The contract, which also has the company serving as a recovery agent for debts owed the Agency, is for a period of two years in the first instance with an option for renewal.
The approval for this contract was recently granted by the Parastatals Tenders Board of the Agency at its 55th session, which held at the Agency’s head office in Lagos.
Given the urgent need to recover the Agency’s debts, which is in billions of naira, the Agency sought and obtained approval for a “Certificate of No Objection” from the Bureau of Public Procurement in line with the Public Procurement Act.
According to the contractual agreement already endorsed by both parties, the contract is based on a success rate of 13 per cent, using a benchmark of $19,753,012.36 and N239,607,155.52 monthly revenue, while a maximum cap of 15 per cent success rate is payable on any new revenue head discovered by the consultants within the contract period.

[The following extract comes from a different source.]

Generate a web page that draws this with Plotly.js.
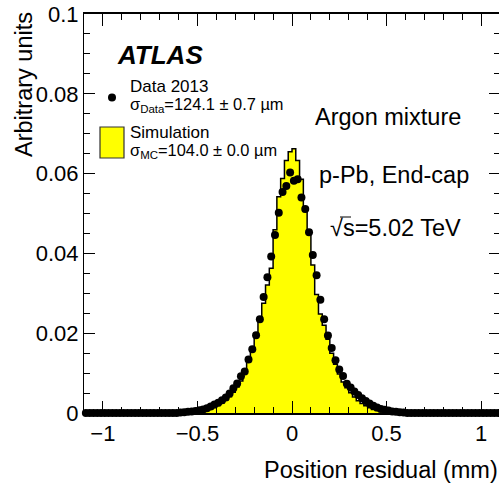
<!DOCTYPE html>
<html>
<head>
<meta charset="utf-8">
<script src="https://cdn.plot.ly/plotly-3.0.1.min.js"></script>
<style>
  html, body { margin: 0; padding: 0; background: #fff; overflow: hidden; }
</style>
</head>
<body>
<div id="plot"></div>
<script>
// bin centres, 0.02 mm wide
const binCenters = [
  -1.09, -1.07, -1.05, -1.03, -1.01, -0.99, -0.97, -0.95, -0.93, -0.91,
  -0.89, -0.87, -0.85, -0.83, -0.81, -0.79, -0.77, -0.75, -0.73, -0.71,
  -0.69, -0.67, -0.65, -0.63, -0.61, -0.59, -0.57, -0.55, -0.53, -0.51,
  -0.49, -0.47, -0.45, -0.43, -0.41, -0.39, -0.37, -0.35, -0.33, -0.31,
  -0.29, -0.27, -0.25, -0.23, -0.21, -0.19, -0.17, -0.15, -0.13, -0.11,
  -0.09, -0.07, -0.05, -0.03, -0.01, 0.01, 0.03, 0.05, 0.07, 0.09,
  0.11, 0.13, 0.15, 0.17, 0.19, 0.21, 0.23, 0.25, 0.27, 0.29,
  0.31, 0.33, 0.35, 0.37, 0.39, 0.41, 0.43, 0.45, 0.47, 0.49,
  0.51, 0.53, 0.55, 0.57, 0.59, 0.61, 0.63, 0.65, 0.67, 0.69,
  0.71, 0.73, 0.75, 0.77, 0.79, 0.81, 0.83, 0.85, 0.87, 0.89,
  0.91, 0.93, 0.95, 0.97, 0.99, 1.01, 1.03, 1.05, 1.07, 1.09
];

const dataValues = [
  0, 0, 0, 0, 0, 0, 0, 0, 0, 0,
  0, 0, 0, 0, 0, 0, 0, 0, 0, 0,
  0, 0, 0, 0, 0, 0.0001, 0.0002, 0.0003, 0.0004, 0.0005,
  0.0007, 0.0009, 0.0012, 0.0016, 0.0021, 0.0026, 0.0032, 0.0039, 0.0049, 0.0062,
  0.0074, 0.0092, 0.0104, 0.0134, 0.0160, 0.0195, 0.0235, 0.0291, 0.0340, 0.0392,
  0.0446, 0.0502, 0.0554, 0.0569, 0.0603, 0.0582, 0.0586, 0.0540, 0.0511, 0.0453,
  0.0396, 0.0345, 0.0284, 0.0235, 0.0194, 0.0163, 0.0132, 0.0109, 0.0093, 0.0073,
  0.0064, 0.0054, 0.0045, 0.0037, 0.0030, 0.0024, 0.0018, 0.0014, 0.0010, 0.0008,
  0.0006, 0.0004, 0.0003, 0.0002, 0.0001, 0, 0, 0, 0, 0,
  0, 0, 0, 0, 0, 0, 0, 0, 0, 0,
  0, 0, 0, 0, 0, 0, 0, 0, 0, 0
];

const simValues = [
  0, 0, 0, 0, 0, 0, 0, 0, 0, 0,
  0, 0, 0, 0, 0, 0, 0, 0, 0, 0,
  0, 0, 0, 0, 0, 0, 0, 0, 0.0001, 0.0002,
  0.0003, 0.0005, 0.0007, 0.0010, 0.0014, 0.0019, 0.0025, 0.0032, 0.0041, 0.0052,
  0.0065, 0.0080, 0.0100, 0.0127, 0.0160, 0.0200, 0.0238, 0.0275, 0.0321, 0.0363,
  0.0459, 0.0542, 0.0588, 0.0633, 0.0655, 0.0662, 0.0633, 0.0586, 0.0505, 0.0459,
  0.0371, 0.0297, 0.0248, 0.0220, 0.0185, 0.0150, 0.0122, 0.0098, 0.0078, 0.0063,
  0.0051, 0.0040, 0.0031, 0.0024, 0.0018, 0.0013, 0.0009, 0.0006, 0.0004, 0.0003,
  0.0002, 0.0001, 0, 0, 0, 0, 0, 0, 0, 0,
  0, 0, 0, 0, 0, 0, 0, 0, 0, 0,
  0, 0, 0, 0, 0, 0, 0, 0, 0, 0
];

const W = 500, H = 483;
const margin = { l: 84, r: 0, t: 14, b: 70 };
const FONT = 'Liberation Sans, Arial, sans-serif';

// pixel position to paper fraction, for the hand-placed legend and labels
const px = x => (x - margin.l) / (W - margin.l - margin.r);
const py = y => (H - margin.b - y) / (H - margin.t - margin.b);

function label(text, x, y, size, anchor, extra) {
  return Object.assign({
    text: text, xref: 'paper', yref: 'paper', x: px(x), y: py(y),
    xanchor: anchor, yanchor: 'middle', showarrow: false,
    font: { family: FONT, size: size, color: '#000' }
  }, extra || {});
}

const traces = [
  {
    x: binCenters, y: simValues, type: 'scatter', mode: 'lines', name: 'Simulation',
    line: { shape: 'hvh', color: '#000', width: 1.5 },
    fill: 'tozeroy', fillcolor: '#ffff00', hoverinfo: 'skip'
  },
  {
    x: binCenters, y: dataValues, type: 'scatter', mode: 'markers', name: 'Data 2013',
    marker: { color: '#000', size: 8 }, cliponaxis: false
  }
];

const layout = {
  width: W, height: H, margin: margin, autosize: false,
  paper_bgcolor: '#fff', plot_bgcolor: '#fff',
  font: { family: FONT, color: '#000' },
  showlegend: false,
  xaxis: {
    range: [-1.1, 1.1], tickvals: [-1, -0.5, 0, 0.5, 1], ticktext: ['\u22121', '\u22120.5', '0', '0.5', '1'],
    ticks: 'inside', ticklen: 12, tickwidth: 1, tickcolor: '#000',
    minor: { dtick: 0.1, ticks: 'inside', ticklen: 6, tickwidth: 1, tickcolor: '#000' },
    showline: true, linecolor: '#000', linewidth: 1.5, mirror: 'allticks',
    showgrid: false, zeroline: false,
    tickfont: { family: FONT, size: 22, color: '#000' }
  },
  yaxis: {
    range: [0, 0.1], dtick: 0.02,
    ticks: 'inside', ticklen: 11, tickwidth: 1, tickcolor: '#000',
    minor: { dtick: 0.005, ticks: 'inside', ticklen: 6, tickwidth: 1, tickcolor: '#000' },
    showline: true, linecolor: '#000', linewidth: 1, mirror: 'allticks',
    showgrid: false, zeroline: false,
    tickfont: { family: FONT, size: 22, color: '#000' }
  },
  shapes: [
    { type: 'rect', xref: 'paper', yref: 'paper', x0: px(100), x1: px(124), y0: py(158), y1: py(127),
      fillcolor: '#ffff00', line: { color: '#333', width: 1.2 } },
    { type: 'circle', xref: 'paper', yref: 'paper', x0: px(108), x1: px(116), y0: py(101.5), y1: py(93.5),
      fillcolor: '#000', line: { width: 0 } },
    // overline of the square root
    { type: 'line', xref: 'paper', yref: 'paper', x0: px(340), x1: px(351), y0: py(217), y1: py(217),
      line: { color: '#000', width: 1 } }
  ],
  annotations: [
    label('Arbitrary units', 24, 85, 23.5, 'center', { textangle: -90 }),
    label('Position residual (mm)', 500, 470, 23.5, 'right'),
    label('<b><i>ATLAS</i></b>', 115, 55, 26, 'left'),
    label('Data 2013', 128, 86, 17, 'left'),
    label('\u03c3<sub>Data</sub>=124.1 \u00b1 0.7 \u00b5m', 128, 105, 16.4, 'left'),
    label('Simulation', 128, 132, 17, 'left'),
    label('\u03c3<sub>MC</sub>=104.0 \u00b1 0.0 \u00b5m', 128, 151, 16.4, 'left'),
    label('Argon mixture', 313, 117, 23.5, 'left'),
    label('p-Pb, End-cap', 317, 175, 23.5, 'left'),
    label('\u221as=5.02 TeV', 328, 228, 23.5, 'left')
  ]
};

Plotly.newPlot('plot', traces, layout, { displayModeBar: false, responsive: false });
</script>
</body>
</html>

In other words, Snecou Financial Services Company Limited will be paid 13 per cent of only the revenue that is above the threshold of the approved benchmark in the course of the contracting period.

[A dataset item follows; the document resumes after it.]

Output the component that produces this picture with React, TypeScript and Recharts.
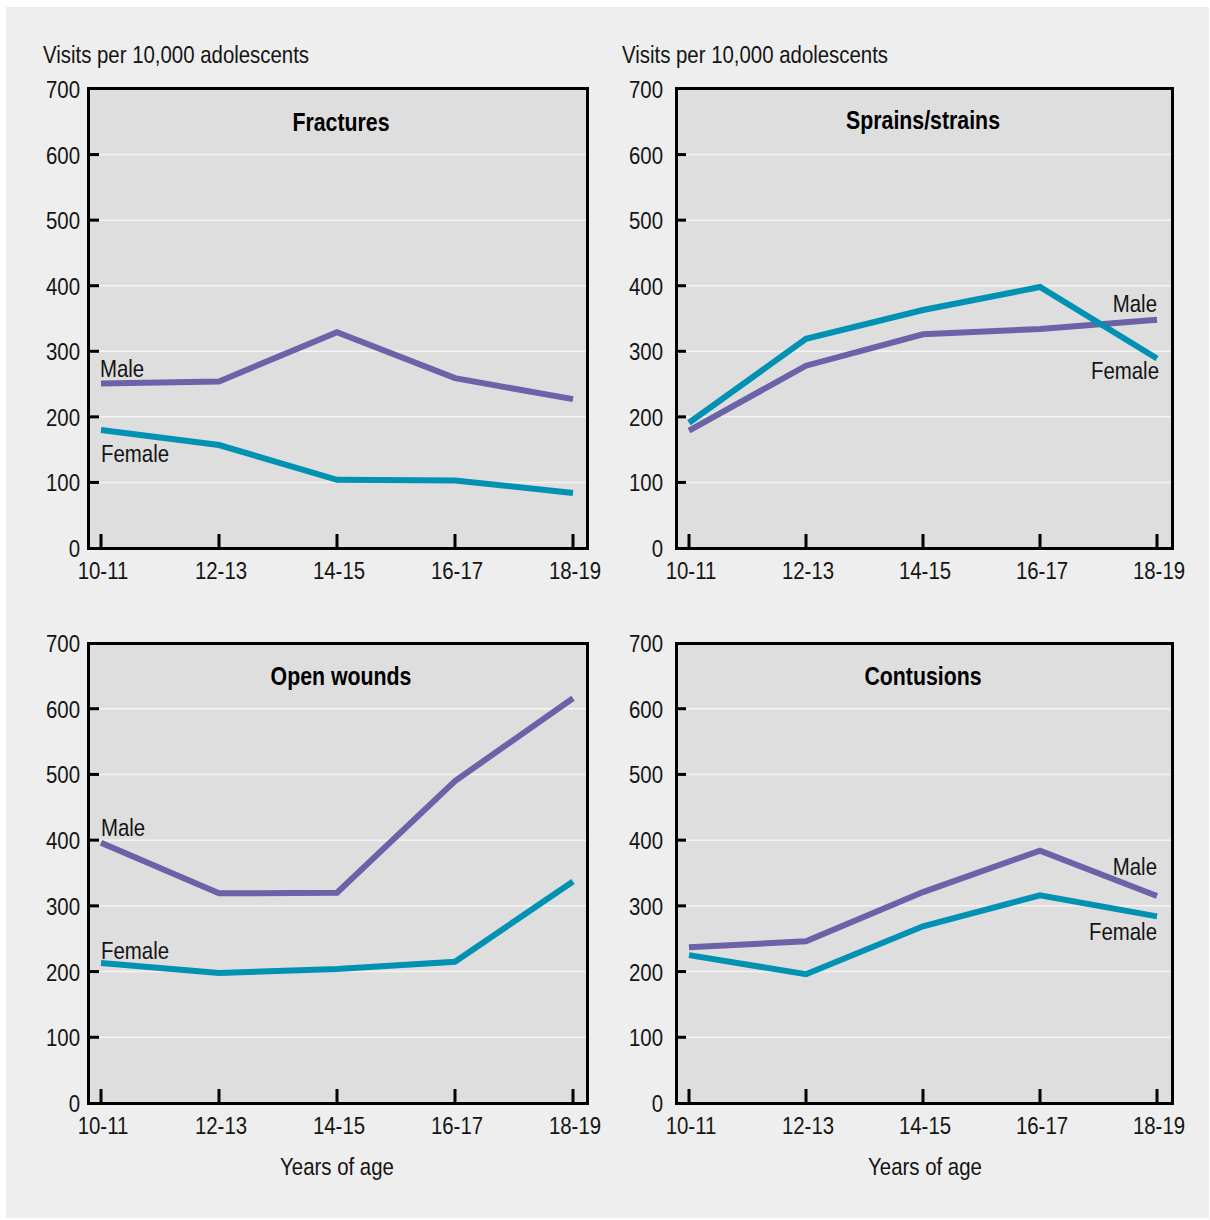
import React from "react"
import { LineChart, Line, XAxis, YAxis, CartesianGrid } from "recharts"

const AGES = ["10-11", "12-13", "14-15", "16-17", "18-19"]
const Y_TICKS = [0, 100, 200, 300, 400, 500, 600, 700]

const fracturesMale = [251, 254, 329, 259, 227]
const fracturesFemale = [180, 157, 104, 103, 84]
const sprainsMale = [179, 278, 326, 334, 348]
const sprainsFemale = [191, 319, 363, 398, 289]
const woundsMale = [396, 319, 320, 490, 616]
const woundsFemale = [213, 198, 204, 215, 337]
const contusionsMale = [237, 246, 321, 384, 315]
const contusionsFemale = [225, 196, 269, 316, 284]

const FONT = "'Liberation Sans', Arial, sans-serif"
const MALE = "#6a63a8"
const FEMALE = "#0091b3"
const INK = "#141414"
// the original uses a condensed grotesque, so regular Liberation Sans is squeezed horizontally
const SQUEEZE = 0.85

interface SeriesLabel {
    index: number
    anchor: "start" | "end"
    dx: number
    dy: number
}

interface PanelSpec {
    title: string
    male: number[]
    female: number[]
    left: number
    top: number
    width: number
    height: number
    axisWidth: number
    marginTop: number
    padL: number
    padR: number
    labelGap: number
    box: { x: number; y: number; w: number; h: number }
    maleLabel: SeriesLabel
    femaleLabel: SeriesLabel
}

const panels: PanelSpec[] = [
    {
        title: "Fractures", male: fracturesMale, female: fracturesFemale,
        left: 0, top: 40, width: 600, height: 568, axisWidth: 89, marginTop: 49, padL: 12, padR: 14, labelGap: 9,
        box: { x: 87, y: 87, w: 502, h: 463 },
        maleLabel: { index: 0, anchor: "start", dx: -1, dy: -6 },
        femaleLabel: { index: 0, anchor: "start", dx: 0, dy: 32 },
    },
    {
        title: "Sprains/strains", male: sprainsMale, female: sprainsFemale,
        left: 600, top: 40, width: 585, height: 568, axisWidth: 76, marginTop: 49, padL: 13, padR: 15, labelGap: 13,
        box: { x: 675, y: 87, w: 499, h: 463 },
        maleLabel: { index: 4, anchor: "end", dx: 0, dy: -8 },
        femaleLabel: { index: 4, anchor: "end", dx: 2, dy: 21 },
    },
    {
        title: "Open wounds", male: woundsMale, female: woundsFemale,
        left: 0, top: 600, width: 600, height: 563, axisWidth: 89, marginTop: 43, padL: 12, padR: 14, labelGap: 9,
        box: { x: 87, y: 642, w: 502, h: 463 },
        maleLabel: { index: 0, anchor: "start", dx: 0, dy: -7 },
        femaleLabel: { index: 0, anchor: "start", dx: 0, dy: -4 },
    },
    {
        title: "Contusions", male: contusionsMale, female: contusionsFemale,
        left: 600, top: 600, width: 585, height: 563, axisWidth: 76, marginTop: 43, padL: 13, padR: 15, labelGap: 13,
        box: { x: 675, y: 642, w: 499, h: 463 },
        maleLabel: { index: 4, anchor: "end", dx: 0, dy: -21 },
        femaleLabel: { index: 4, anchor: "end", dx: 0, dy: 24 },
    },
]

function CText({ x, y, anchor = "start", size = 24, bold = false, sx = SQUEEZE, children }: {
    x: number
    y: number
    anchor?: "start" | "middle" | "end"
    size?: number
    bold?: boolean
    sx?: number
    children: React.ReactNode
}) {
    return (
        <text
            transform={`translate(${x},${y}) scale(${sx},1)`}
            textAnchor={anchor}
            fontFamily={FONT}
            fontSize={size}
            fontWeight={bold ? "bold" : "normal"}
            fill={bold ? "#000" : INK}
        >
            {children}
        </text>
    )
}

// draws the "Male"/"Female" caption next to one point of the line
function labelDot(text: string, spec: SeriesLabel) {
    // eslint-disable-next-line @typescript-eslint/no-explicit-any
    return (p: any) => {
        if (p.index !== spec.index) return <g key={`d-${p.index}`} />
        return (
            <g key={`d-${p.index}`}>
                <CText x={p.cx + spec.dx} y={p.cy + spec.dy} anchor={spec.anchor}>
                    {text}
                </CText>
            </g>
        )
    }
}

function makeYTick(gap: number) {
    // eslint-disable-next-line @typescript-eslint/no-explicit-any
    return (p: any) => {
        const v = p.payload.value
        return (
            <g>
                {v > 0 && v < 700 && (
                    <line x1={p.x} x2={p.x + 10} y1={p.y} y2={p.y} stroke="#000" strokeWidth={3} />
                )}
                <CText x={p.x - gap} y={p.y + 9} anchor="end">
                    {v}
                </CText>
            </g>
        )
    }
}

// eslint-disable-next-line @typescript-eslint/no-explicit-any
function XTick(p: any) {
    return (
        <g>
            <line x1={p.x} x2={p.x} y1={p.y} y2={p.y - 14} stroke="#000" strokeWidth={3} />
            <CText x={p.x + 2} y={p.y + 31} anchor="middle">
                {p.payload.value}
            </CText>
        </g>
    )
}

function Panel({ spec }: { spec: PanelSpec }) {
    const data = AGES.map((age, i) => ({ age, male: spec.male[i], female: spec.female[i] }))
    return (
        <>
            <div
                style={{
                    position: "absolute", left: spec.box.x, top: spec.box.y, width: spec.box.w, height: spec.box.h,
                    background: "#dedede",
                }}
            />
            <div style={{ position: "absolute", left: spec.left, top: spec.top }}>
                <LineChart
                    width={spec.width}
                    height={spec.height}
                    data={data}
                    margin={{ top: spec.marginTop, right: 13, bottom: 0, left: 0 }}
                >
                    <CartesianGrid vertical={false} stroke="#f4f4f4" strokeWidth={1.5} />
                    <XAxis
                        dataKey="age"
                        height={60}
                        padding={{ left: spec.padL, right: spec.padR }}
                        axisLine={false}
                        tickLine={false}
                        tickSize={0}
                        tickMargin={0}
                        tick={XTick}
                        interval={0}
                    />
                    <YAxis
                        width={spec.axisWidth}
                        domain={[0, 700]}
                        ticks={Y_TICKS}
                        axisLine={false}
                        tickLine={false}
                        tickSize={0}
                        tickMargin={0}
                        tick={makeYTick(spec.labelGap)}
                        interval={0}
                    />
                    <Line
                        type="linear"
                        dataKey="male"
                        stroke={MALE}
                        strokeWidth={6}
                        strokeLinejoin="miter"
                        dot={labelDot("Male", spec.maleLabel)}
                        activeDot={false}
                        isAnimationActive={false}
                    />
                    <Line
                        type="linear"
                        dataKey="female"
                        stroke={FEMALE}
                        strokeWidth={6}
                        strokeLinejoin="miter"
                        dot={labelDot("Female", spec.femaleLabel)}
                        activeDot={false}
                        isAnimationActive={false}
                    />
                </LineChart>
            </div>
            <div
                style={{
                    position: "absolute", left: spec.box.x, top: spec.box.y, width: spec.box.w, height: spec.box.h,
                    border: "3px solid #000", boxSizing: "border-box", pointerEvents: "none",
                }}
            />
        </>
    )
}

export default function App() {
    return (
        <div style={{ position: "absolute", left: 0, top: 0, width: 1210, height: 1220, background: "#fff" }}>
            <style>{`.recharts-surface { overflow: visible; }`}</style>
            <div style={{ position: "absolute", left: 6, top: 7, width: 1203, height: 1211, background: "#eeeeee" }} />
            {panels.map((p) => (
                <Panel key={p.title} spec={p} />
            ))}
            <svg
                width={1210}
                height={1220}
                style={{ position: "absolute", left: 0, top: 0, pointerEvents: "none" }}
            >
                <CText x={43} y={63}>Visits per 10,000 adolescents</CText>
                <CText x={622} y={63}>Visits per 10,000 adolescents</CText>
                <CText x={337} y={1175} anchor="middle">Years of age</CText>
                <CText x={925} y={1175} anchor="middle">Years of age</CText>
                <CText x={341} y={131} anchor="middle" size={26} bold sx={0.82}>Fractures</CText>
                <CText x={923} y={129} anchor="middle" size={26} bold sx={0.82}>Sprains/strains</CText>
                <CText x={341} y={685} anchor="middle" size={26} bold sx={0.82}>Open wounds</CText>
                <CText x={923} y={685} anchor="middle" size={26} bold sx={0.82}>Contusions</CText>
            </svg>
        </div>
    )
}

Similarly, Messrs Snecou will also be entitled to a maximum of 15 per cent of new revenue streams discovered during the period.
This is in line with the vision of the Director General, Dr. Dakuku Peterside, that is in accordance with the Agency’s Medium Term Strategic Growth Plan, part of which is to enhance the Agency’s revenue.
According to Peterside: “We have awarded a debt recovery contract which is totally different from what Global West was doing for NIMASA. The contract was not awarded to the Chairman of the APC in Rivers State. It was awarded to Snecou Nigeria Limited and we advertised the contract in several newspapers. So I don’t see what is wrong with awarding a contract to get our money from debtors.”
Dr. Peterside also noted that the Agency’s debts is around $4 billion to $5 billion, which has necessitated an urgent need to recover them in order to develop requisite infrastructure for the maritime industry.
Debts owed NIMASA by various operators in the maritime industry had grown exponentially over the last five years, even necessitating an investigation and convocation of a Public Hearing by the House of Representatives Committee on Maritime Safety, Education and Administration in June this year.
The contract is expected to recover these debts and channel the funds into developing critical infrastructure as well as knowledgeable manpower for the industry, the Agency said.